Task objective. Copy each line below that contains "matplotlib".

:: Dataset entries

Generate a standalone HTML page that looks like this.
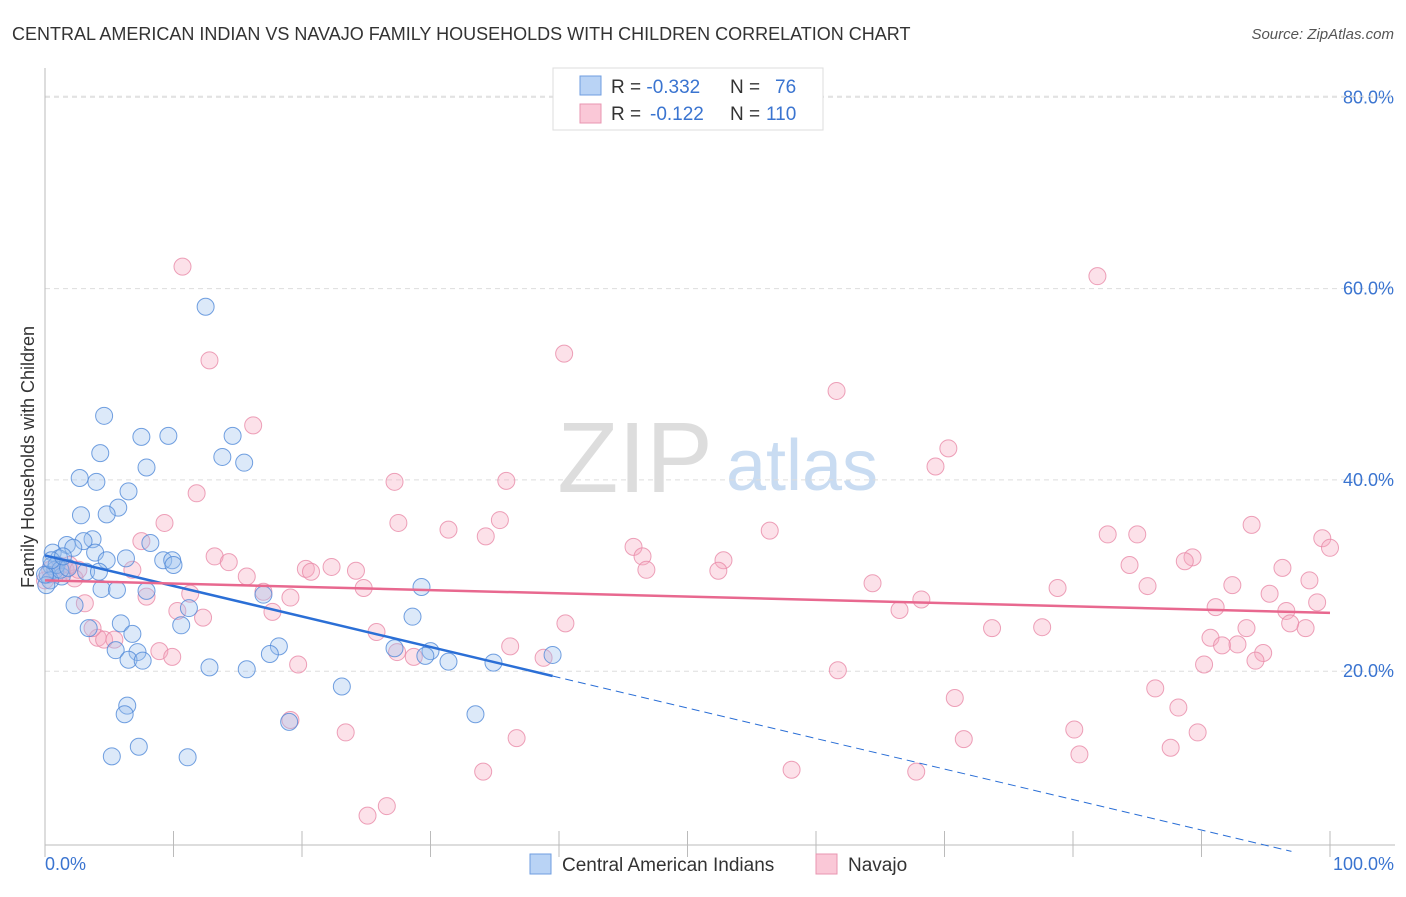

::::
:: Dataset entries

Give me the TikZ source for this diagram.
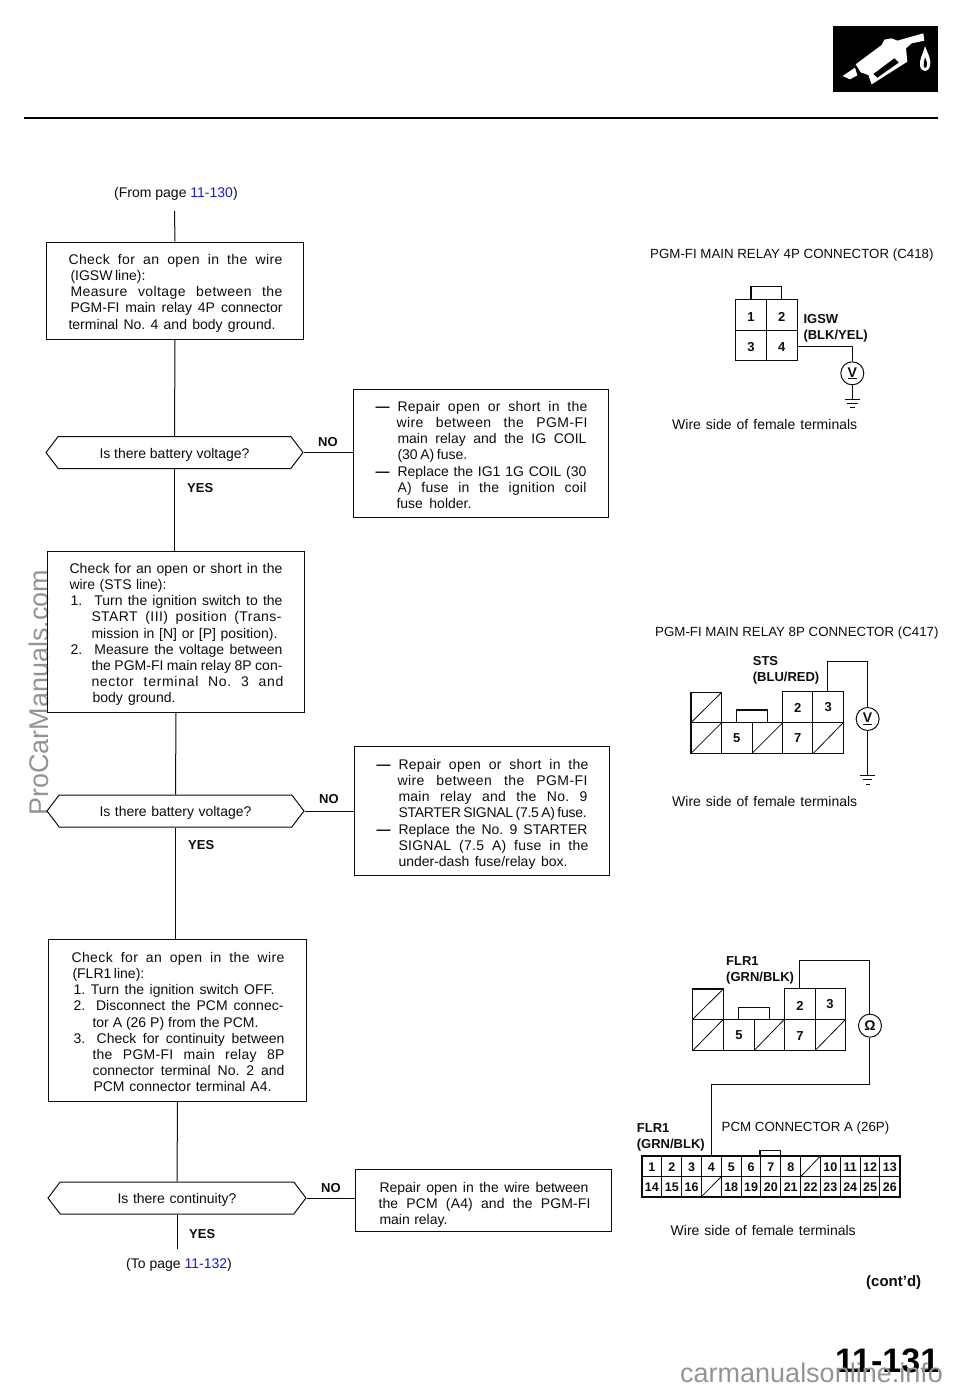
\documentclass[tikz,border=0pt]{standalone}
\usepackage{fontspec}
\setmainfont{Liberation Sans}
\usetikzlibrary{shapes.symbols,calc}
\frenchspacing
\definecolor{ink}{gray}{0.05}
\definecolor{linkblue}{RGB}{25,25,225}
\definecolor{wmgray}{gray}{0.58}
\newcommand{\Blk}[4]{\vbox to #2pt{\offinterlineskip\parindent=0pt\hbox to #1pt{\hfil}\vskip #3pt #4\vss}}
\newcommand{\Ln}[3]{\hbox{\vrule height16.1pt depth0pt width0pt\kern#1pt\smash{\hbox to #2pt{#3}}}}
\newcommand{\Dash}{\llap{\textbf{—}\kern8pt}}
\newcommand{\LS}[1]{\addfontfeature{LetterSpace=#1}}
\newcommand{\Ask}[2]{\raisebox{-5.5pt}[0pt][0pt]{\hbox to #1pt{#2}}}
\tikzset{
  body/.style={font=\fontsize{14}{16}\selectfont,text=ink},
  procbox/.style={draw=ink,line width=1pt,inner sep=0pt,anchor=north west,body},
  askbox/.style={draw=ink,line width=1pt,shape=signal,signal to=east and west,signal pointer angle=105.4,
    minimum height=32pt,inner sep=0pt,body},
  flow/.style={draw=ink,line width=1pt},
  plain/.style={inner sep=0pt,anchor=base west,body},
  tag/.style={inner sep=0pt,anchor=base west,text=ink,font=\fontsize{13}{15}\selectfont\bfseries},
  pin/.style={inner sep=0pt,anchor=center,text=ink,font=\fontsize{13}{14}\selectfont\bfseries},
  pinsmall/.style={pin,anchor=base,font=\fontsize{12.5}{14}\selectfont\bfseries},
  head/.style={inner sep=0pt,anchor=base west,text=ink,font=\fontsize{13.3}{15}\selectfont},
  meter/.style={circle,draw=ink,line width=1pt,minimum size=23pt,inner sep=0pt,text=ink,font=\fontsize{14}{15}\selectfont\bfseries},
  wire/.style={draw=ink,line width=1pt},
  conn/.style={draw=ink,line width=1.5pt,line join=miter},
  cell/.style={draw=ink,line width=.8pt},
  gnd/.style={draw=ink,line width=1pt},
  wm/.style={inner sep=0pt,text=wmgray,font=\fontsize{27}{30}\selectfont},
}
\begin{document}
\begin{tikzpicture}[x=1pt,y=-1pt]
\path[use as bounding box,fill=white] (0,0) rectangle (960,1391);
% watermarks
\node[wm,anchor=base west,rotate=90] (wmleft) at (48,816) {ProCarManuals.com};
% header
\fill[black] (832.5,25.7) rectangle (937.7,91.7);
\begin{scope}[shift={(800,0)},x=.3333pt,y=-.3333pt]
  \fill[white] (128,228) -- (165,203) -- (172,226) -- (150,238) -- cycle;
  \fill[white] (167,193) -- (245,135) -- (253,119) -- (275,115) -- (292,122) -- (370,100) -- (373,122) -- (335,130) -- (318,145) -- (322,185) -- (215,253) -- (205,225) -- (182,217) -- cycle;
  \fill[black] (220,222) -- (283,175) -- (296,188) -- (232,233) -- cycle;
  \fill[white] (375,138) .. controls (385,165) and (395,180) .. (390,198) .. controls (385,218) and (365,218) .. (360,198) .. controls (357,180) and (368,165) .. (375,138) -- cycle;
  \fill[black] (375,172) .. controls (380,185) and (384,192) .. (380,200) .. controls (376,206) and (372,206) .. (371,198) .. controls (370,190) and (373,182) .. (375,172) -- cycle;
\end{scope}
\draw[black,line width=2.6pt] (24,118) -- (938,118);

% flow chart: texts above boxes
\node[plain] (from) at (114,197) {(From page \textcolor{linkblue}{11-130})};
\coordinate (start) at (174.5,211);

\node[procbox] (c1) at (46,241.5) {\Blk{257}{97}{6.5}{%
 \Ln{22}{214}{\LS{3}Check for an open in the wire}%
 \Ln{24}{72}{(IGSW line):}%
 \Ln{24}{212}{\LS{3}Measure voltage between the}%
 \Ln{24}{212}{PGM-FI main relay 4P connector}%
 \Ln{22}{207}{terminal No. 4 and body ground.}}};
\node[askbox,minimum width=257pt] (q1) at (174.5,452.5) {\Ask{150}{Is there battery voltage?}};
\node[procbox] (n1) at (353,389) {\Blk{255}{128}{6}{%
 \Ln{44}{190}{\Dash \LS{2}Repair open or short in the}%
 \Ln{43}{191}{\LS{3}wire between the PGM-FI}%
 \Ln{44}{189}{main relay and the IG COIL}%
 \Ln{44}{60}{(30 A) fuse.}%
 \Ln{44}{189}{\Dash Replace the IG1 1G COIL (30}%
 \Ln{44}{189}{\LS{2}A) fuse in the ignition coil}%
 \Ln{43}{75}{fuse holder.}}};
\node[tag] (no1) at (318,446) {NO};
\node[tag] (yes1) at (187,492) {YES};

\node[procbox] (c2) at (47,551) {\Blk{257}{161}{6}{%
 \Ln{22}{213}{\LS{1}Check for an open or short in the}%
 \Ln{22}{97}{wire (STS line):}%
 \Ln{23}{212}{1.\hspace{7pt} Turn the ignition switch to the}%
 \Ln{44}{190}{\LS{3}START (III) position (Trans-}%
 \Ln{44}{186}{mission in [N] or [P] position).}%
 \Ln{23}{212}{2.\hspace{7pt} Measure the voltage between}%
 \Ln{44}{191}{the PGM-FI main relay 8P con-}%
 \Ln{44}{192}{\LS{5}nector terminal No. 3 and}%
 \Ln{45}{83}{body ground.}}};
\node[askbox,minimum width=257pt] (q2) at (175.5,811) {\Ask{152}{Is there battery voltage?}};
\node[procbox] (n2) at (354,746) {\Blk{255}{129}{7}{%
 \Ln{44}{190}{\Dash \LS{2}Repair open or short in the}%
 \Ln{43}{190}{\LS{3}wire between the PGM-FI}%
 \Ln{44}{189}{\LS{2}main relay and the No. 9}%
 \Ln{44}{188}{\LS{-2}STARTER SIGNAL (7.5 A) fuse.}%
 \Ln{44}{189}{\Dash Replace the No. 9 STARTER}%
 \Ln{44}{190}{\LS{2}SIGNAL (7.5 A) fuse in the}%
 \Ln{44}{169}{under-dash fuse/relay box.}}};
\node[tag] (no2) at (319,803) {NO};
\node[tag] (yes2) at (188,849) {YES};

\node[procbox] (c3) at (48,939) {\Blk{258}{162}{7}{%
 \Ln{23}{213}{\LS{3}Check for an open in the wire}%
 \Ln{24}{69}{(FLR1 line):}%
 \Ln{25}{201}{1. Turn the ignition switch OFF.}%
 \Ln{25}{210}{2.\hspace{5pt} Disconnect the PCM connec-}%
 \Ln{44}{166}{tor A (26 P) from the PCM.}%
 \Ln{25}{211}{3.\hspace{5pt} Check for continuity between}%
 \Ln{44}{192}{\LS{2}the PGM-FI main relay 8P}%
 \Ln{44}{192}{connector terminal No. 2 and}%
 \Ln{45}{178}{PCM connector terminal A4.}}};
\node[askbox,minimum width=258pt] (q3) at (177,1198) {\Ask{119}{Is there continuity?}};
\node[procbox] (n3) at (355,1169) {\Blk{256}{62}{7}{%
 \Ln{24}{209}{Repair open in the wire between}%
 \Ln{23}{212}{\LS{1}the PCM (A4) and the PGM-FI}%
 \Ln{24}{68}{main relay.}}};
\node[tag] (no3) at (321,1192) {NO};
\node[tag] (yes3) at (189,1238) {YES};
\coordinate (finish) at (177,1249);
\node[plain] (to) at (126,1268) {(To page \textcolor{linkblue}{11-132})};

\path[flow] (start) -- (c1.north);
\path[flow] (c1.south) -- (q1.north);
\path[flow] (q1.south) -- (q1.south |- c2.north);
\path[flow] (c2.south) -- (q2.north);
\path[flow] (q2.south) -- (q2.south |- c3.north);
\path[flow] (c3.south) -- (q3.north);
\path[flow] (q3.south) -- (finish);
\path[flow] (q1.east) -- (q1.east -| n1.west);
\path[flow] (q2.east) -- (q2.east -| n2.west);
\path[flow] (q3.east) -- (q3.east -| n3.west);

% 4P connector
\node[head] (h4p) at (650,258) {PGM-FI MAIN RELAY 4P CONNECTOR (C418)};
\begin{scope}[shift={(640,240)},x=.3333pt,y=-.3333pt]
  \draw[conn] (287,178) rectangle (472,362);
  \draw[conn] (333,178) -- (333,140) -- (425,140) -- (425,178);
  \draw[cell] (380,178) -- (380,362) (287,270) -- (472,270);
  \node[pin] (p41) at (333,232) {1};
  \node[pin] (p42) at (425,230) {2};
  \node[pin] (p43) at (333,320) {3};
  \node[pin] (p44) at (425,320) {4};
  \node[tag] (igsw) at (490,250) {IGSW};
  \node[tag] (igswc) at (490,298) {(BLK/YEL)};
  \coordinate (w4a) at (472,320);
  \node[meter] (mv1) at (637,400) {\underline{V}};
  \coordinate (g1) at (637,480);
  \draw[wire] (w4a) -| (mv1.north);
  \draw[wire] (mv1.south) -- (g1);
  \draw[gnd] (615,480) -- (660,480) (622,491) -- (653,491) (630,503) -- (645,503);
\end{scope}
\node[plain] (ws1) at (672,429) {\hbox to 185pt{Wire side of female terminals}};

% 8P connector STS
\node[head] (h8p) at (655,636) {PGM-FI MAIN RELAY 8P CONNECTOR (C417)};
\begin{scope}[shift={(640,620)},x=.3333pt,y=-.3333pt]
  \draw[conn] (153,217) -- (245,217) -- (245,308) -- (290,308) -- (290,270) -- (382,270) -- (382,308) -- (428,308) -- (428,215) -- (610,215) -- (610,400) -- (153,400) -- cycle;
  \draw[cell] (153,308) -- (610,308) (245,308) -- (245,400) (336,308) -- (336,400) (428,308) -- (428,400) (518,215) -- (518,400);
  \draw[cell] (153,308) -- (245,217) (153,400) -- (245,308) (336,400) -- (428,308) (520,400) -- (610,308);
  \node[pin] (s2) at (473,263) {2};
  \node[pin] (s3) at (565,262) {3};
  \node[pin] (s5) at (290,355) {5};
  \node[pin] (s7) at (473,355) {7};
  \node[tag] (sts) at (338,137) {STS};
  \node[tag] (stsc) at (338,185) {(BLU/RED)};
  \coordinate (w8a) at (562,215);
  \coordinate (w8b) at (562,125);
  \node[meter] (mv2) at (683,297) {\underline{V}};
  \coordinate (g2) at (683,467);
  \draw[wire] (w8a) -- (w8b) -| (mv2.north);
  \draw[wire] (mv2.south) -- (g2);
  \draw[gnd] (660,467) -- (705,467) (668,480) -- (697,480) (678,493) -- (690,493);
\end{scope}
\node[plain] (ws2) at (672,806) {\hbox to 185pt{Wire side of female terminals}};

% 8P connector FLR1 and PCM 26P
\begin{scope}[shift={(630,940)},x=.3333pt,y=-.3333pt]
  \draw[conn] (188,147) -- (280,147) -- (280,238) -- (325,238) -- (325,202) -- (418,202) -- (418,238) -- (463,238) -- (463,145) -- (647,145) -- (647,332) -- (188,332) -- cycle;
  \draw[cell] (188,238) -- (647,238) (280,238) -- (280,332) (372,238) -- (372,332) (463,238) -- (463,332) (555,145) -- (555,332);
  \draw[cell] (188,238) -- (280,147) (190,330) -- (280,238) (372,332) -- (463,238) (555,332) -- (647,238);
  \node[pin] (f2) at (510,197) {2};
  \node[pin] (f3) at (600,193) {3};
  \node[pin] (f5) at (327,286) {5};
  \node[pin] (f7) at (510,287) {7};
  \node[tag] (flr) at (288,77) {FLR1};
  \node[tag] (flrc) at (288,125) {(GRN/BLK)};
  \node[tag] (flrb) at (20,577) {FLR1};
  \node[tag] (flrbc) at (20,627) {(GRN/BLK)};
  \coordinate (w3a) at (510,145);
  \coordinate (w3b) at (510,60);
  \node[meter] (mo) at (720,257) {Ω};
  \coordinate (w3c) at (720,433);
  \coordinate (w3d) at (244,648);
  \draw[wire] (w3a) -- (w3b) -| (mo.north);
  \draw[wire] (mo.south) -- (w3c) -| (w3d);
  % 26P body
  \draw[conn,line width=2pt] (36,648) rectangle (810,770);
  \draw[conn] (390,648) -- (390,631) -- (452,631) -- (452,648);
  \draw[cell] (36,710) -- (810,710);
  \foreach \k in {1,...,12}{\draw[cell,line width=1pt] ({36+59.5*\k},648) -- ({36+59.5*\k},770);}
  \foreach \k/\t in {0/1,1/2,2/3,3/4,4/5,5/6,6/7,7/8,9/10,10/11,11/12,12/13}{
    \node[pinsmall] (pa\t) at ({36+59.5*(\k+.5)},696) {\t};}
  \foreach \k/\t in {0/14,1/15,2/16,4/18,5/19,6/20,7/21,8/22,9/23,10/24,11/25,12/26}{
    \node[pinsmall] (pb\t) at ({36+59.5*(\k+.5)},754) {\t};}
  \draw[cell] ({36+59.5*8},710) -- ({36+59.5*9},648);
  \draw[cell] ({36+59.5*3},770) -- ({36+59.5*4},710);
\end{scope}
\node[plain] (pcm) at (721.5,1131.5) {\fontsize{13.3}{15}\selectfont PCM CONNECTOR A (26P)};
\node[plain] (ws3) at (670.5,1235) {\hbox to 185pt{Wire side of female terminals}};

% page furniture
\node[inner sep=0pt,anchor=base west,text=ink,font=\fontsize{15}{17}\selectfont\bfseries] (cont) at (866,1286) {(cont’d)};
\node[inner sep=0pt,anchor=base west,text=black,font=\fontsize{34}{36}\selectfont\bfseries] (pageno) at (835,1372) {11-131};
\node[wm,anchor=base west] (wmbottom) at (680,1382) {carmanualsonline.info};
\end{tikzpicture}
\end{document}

::::
:: Dataset entries

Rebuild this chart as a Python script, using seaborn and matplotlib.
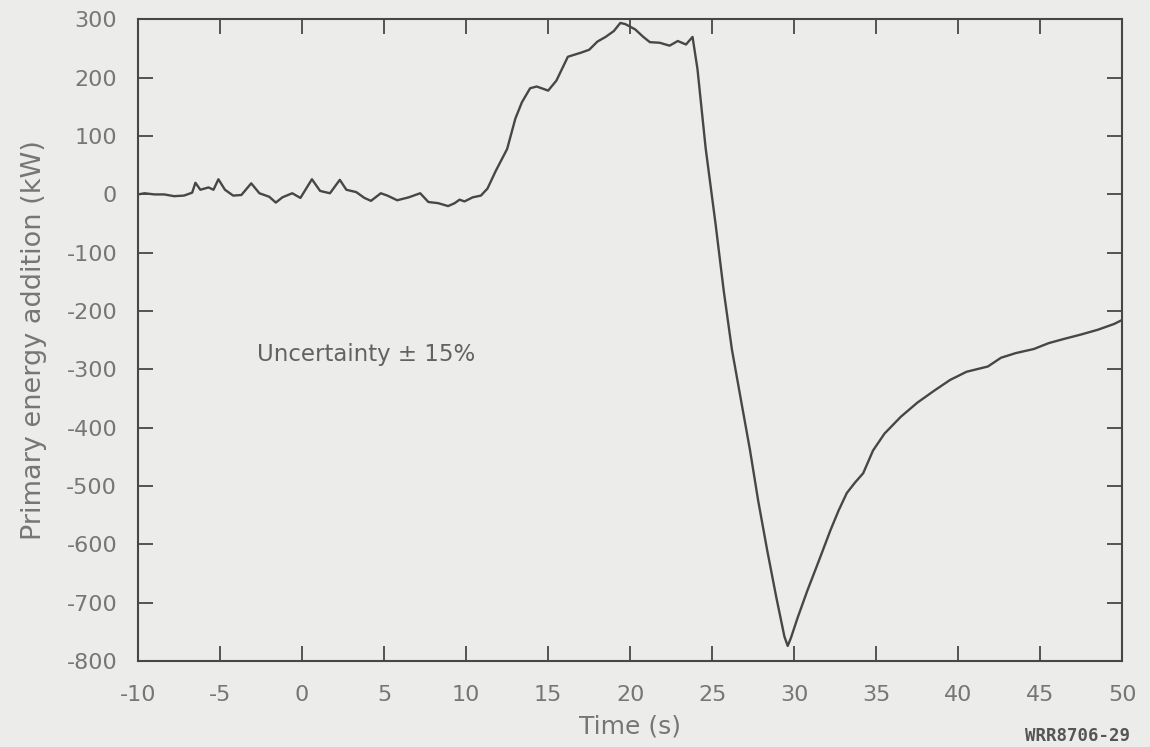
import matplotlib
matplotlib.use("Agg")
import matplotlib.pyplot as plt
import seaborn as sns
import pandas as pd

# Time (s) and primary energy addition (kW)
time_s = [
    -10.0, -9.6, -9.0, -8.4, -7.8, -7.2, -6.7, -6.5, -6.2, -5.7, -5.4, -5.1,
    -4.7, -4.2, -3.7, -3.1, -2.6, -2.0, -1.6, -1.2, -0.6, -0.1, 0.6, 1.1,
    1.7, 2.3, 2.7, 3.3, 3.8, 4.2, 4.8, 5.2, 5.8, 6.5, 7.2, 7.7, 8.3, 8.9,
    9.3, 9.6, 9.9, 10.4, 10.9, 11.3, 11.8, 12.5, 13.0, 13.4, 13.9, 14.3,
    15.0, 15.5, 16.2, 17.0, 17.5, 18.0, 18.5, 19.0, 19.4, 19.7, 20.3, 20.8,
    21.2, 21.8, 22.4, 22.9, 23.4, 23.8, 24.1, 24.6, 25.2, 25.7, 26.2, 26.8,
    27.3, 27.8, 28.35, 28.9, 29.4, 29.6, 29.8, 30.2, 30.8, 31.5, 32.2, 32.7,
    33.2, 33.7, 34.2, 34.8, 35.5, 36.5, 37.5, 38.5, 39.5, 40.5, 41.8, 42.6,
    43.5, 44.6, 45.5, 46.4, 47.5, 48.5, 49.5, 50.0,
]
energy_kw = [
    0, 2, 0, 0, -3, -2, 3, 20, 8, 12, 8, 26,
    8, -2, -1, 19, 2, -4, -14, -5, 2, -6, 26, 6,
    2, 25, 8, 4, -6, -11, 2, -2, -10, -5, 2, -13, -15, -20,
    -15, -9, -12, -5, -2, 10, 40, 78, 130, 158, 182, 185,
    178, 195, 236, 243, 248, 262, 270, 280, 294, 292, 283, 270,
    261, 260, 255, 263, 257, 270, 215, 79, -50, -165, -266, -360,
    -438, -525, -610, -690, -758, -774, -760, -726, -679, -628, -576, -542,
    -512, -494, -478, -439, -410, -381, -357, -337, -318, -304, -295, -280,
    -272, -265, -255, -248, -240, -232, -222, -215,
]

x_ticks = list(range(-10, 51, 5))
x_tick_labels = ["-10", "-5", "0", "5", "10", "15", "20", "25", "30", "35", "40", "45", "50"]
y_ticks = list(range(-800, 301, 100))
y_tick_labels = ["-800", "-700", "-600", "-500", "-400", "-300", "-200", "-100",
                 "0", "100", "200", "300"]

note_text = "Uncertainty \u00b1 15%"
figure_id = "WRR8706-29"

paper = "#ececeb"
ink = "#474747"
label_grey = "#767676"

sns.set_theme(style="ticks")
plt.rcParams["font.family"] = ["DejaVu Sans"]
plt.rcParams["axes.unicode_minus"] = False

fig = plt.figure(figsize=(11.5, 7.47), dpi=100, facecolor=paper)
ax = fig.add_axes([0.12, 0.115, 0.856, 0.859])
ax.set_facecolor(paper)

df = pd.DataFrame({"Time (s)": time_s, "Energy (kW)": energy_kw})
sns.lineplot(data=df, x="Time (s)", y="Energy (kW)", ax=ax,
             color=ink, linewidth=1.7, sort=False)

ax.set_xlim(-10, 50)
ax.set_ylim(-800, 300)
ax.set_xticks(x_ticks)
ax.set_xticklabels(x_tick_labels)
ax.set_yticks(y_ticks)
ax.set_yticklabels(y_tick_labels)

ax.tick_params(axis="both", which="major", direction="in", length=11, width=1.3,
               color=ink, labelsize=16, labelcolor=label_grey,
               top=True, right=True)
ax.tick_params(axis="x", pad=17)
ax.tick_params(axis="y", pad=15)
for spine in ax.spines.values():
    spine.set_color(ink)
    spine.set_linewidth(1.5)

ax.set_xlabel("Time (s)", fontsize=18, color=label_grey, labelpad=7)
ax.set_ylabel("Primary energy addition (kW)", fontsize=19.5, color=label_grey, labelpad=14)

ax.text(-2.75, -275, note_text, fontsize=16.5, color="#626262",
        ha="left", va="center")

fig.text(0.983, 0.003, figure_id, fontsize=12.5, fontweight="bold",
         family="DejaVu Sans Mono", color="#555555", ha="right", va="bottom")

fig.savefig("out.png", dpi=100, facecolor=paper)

::::

Response to the exercise.
Rebuild this chart as a Python script, using seaborn and matplotlib.
import matplotlib
matplotlib.use("Agg")
import matplotlib.pyplot as plt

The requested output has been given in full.